## RECORDS SUPPLIED:

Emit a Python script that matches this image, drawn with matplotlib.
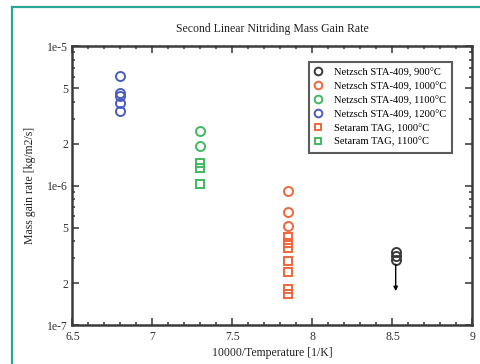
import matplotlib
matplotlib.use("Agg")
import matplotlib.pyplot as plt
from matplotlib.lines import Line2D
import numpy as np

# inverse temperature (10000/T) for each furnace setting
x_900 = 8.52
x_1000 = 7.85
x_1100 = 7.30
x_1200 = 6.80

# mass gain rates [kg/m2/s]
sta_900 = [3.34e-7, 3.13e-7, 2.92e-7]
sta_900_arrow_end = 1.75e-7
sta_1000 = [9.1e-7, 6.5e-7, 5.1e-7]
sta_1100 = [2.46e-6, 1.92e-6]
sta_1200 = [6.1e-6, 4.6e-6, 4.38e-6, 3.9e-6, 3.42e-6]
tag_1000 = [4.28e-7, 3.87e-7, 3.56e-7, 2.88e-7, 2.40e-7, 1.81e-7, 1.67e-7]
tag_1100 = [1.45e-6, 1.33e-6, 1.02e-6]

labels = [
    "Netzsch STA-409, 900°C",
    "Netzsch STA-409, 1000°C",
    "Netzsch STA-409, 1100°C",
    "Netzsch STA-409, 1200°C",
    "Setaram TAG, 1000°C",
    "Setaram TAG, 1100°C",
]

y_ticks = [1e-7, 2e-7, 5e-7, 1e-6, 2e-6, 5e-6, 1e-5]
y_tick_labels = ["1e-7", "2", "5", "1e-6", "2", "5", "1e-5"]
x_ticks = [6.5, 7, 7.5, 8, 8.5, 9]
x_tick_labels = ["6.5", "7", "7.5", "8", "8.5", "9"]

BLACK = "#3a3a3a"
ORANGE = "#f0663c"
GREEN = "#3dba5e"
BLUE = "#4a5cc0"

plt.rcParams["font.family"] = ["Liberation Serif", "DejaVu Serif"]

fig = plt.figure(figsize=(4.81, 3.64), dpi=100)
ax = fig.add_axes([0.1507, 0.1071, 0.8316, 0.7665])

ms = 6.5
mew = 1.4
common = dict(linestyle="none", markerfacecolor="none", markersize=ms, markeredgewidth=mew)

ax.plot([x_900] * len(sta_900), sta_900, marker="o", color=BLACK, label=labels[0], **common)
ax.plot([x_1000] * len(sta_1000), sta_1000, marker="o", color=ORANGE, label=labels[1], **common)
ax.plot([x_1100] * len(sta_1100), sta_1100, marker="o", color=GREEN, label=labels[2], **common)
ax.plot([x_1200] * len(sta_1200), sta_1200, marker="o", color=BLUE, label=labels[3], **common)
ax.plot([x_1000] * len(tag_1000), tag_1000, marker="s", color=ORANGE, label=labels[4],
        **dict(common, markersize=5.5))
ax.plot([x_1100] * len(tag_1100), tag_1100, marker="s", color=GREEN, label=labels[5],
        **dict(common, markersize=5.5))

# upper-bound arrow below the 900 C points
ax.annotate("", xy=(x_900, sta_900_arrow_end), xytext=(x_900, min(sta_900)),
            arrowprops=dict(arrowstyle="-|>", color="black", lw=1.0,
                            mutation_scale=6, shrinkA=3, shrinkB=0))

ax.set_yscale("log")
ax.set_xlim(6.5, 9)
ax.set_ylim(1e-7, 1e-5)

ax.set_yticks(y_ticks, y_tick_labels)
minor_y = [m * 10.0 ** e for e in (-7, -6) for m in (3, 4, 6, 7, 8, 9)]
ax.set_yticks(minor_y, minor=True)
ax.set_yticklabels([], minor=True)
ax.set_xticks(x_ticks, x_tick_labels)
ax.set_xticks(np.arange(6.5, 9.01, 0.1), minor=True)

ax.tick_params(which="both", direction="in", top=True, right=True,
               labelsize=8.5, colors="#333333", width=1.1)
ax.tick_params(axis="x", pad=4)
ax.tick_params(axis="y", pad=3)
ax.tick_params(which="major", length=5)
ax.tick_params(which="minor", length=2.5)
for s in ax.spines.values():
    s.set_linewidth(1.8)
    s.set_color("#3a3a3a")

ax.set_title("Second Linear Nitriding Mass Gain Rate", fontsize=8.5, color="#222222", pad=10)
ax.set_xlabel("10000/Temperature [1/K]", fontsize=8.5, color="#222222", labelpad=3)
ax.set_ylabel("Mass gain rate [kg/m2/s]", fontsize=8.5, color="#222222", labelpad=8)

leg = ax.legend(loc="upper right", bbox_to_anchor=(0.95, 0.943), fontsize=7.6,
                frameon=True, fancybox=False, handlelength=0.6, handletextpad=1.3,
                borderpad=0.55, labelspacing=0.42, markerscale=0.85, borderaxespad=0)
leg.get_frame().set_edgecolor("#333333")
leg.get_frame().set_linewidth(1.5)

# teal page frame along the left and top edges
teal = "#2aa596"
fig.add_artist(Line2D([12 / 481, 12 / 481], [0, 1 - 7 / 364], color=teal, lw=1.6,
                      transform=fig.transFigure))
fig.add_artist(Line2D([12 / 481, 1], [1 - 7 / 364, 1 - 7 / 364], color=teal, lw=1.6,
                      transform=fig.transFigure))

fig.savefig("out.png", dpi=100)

...

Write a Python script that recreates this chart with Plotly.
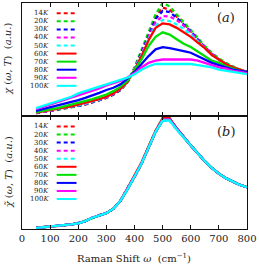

## WHAT YOU HAVE TO DO:
Search the records above for the string "with". Copy every line that contains it.

## TASK RESPONSE:
Emit a Python script that matches this image, drawn with matplotlib.
Write a Python script that recreates this chart with Plotly.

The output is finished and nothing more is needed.